The group's navigator, Fuuka, struggles with her own sense of worth.

On its surface, the game's daily school life activity cycle and anime-style shenanigans/dialogue might make it seem as if it's as saccharine-sweet, but just below the surface are themes of sacrifice, tragedy, and more. The cast of Persona 3 Reload are not just suddenly talented teenagers with extraordinary abilities that save the world, but young people growing up with feelings of pride, self-doubt, anger, sadness, and more. And while there's plenty of deus ex machina and "power of friendship" type thinking, it's tempered with the sense that it takes mistakes and some difficulty to get there.

No, but tell us how you really feel, Akinari.

The game's Social Links, optional side storylines involving residents around the city, tackle themes of divorce, poverty, bullying, and more. One Social Link has a fatal degenerative disease with no hope of a cure. Another finds solace in overeating in order to cope with the death of their sibling and others' endless comparisons to him. Yet another deludes themselves into thinking they have a romantic (yet still improper) relationship with a teacher at school. You'd think that the resolution of these Social Links would mostly lead to happy endings, but that's not Persona 3 Reload's style. Rather, in many cases, what is slated or predicted to happen inevitably does, despite best efforts from you or the Social Link, and the result is, well, simply coping with that outcome.

Tragedy strikes more than once in Persona 3 Reload.

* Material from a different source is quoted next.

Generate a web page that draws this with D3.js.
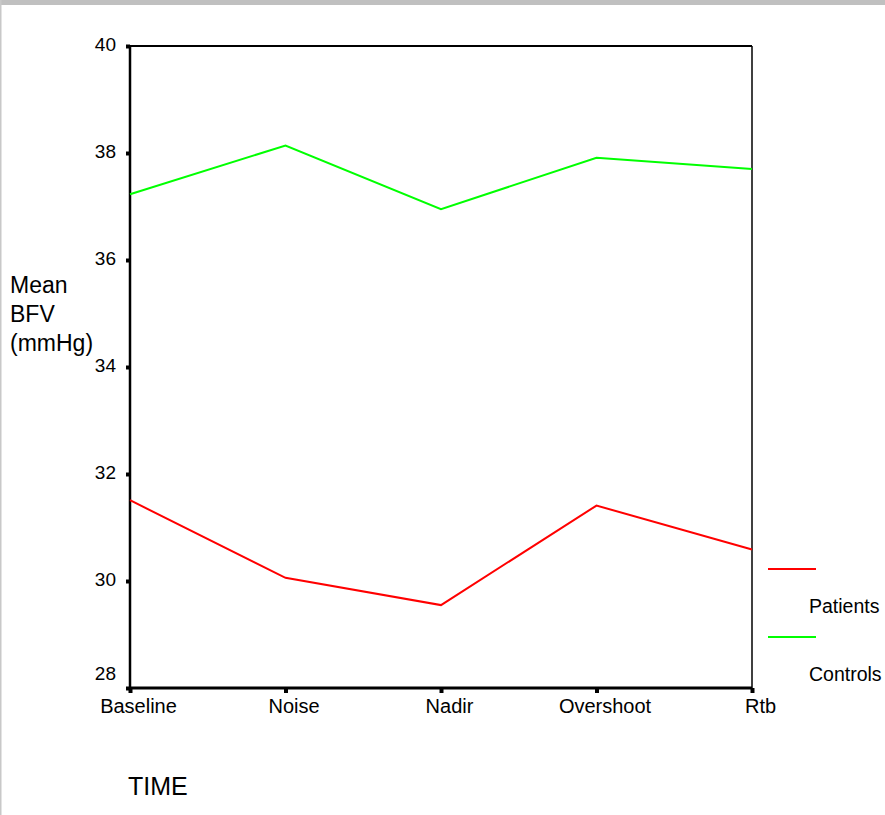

Oh, and character death? Yeah, Persona 3 Reload has that in spades, building on Final Fantasy VII's bold decision to crack open the door to major character RIPs by hitting you multiple times with it. Both heroes and villains lose people, most in violent ways. One particular story beat decides to wrench at your heart by introducing a love interest for one bombastic character desperate for validation and appreciation, only to kill them off in a tragic way worthy of Shakespearean drama. Another loses their life inexplicably protecting the vengeful person who seeks to murder them because of their accidental part in the death of that person's mother. You get the idea. It's a war of attrition, and nobody comes out unscathed.

The harbinger of Death really needed advice on better headwear.

All of this ties together into a theme of addressing and dealing with death and its inevitability. At the risk of boring my subscribers with whatever philosophical connections to lofty ideas (such as existentialism or nihilism) the game might be interpreted to be throwing at you, I'll make it simple by saying that beyond the usual "let's kill god and save the world" trope of JRPGs is one that asks the question about how you choose to deal with the fact that you're going to die - whether you know when that is or not.

Would you still find meaning in life if you knew the end was coming (and soon)? Is ignorant bliss followed by an inevitable end better than knowing and having the pressure to choose how to cope with that end? Amid all the cool combinations of Persona-summoning, tactical team attacks, and challenging dungeon crawls these deep and, well, very real questions get posed to you over and over. If you're the type of person who chooses games in part as escapism, Persona 3 Reload is probably not the game for you.

Not your typical anime scene. Trust me.

But Persona 3 Reload being "so real for that", as people younger than me might say, might just be the game that needed to come out (again) here in 2024, where polarization has become a bit of the norm, and recent happenings in the world have forced people to confront these questions and issues. Maybe even though it's more sobering in its presentation, Persona 3 Reload is just the thing we need to provide some kind of guiding light to these kinds of contemplations. It may not have the wholly happy ending that you expect if you choose to play it for yourself, but we may just be able to take more solace in the fact that the outcome's realness makes it that much more satisfying to get there.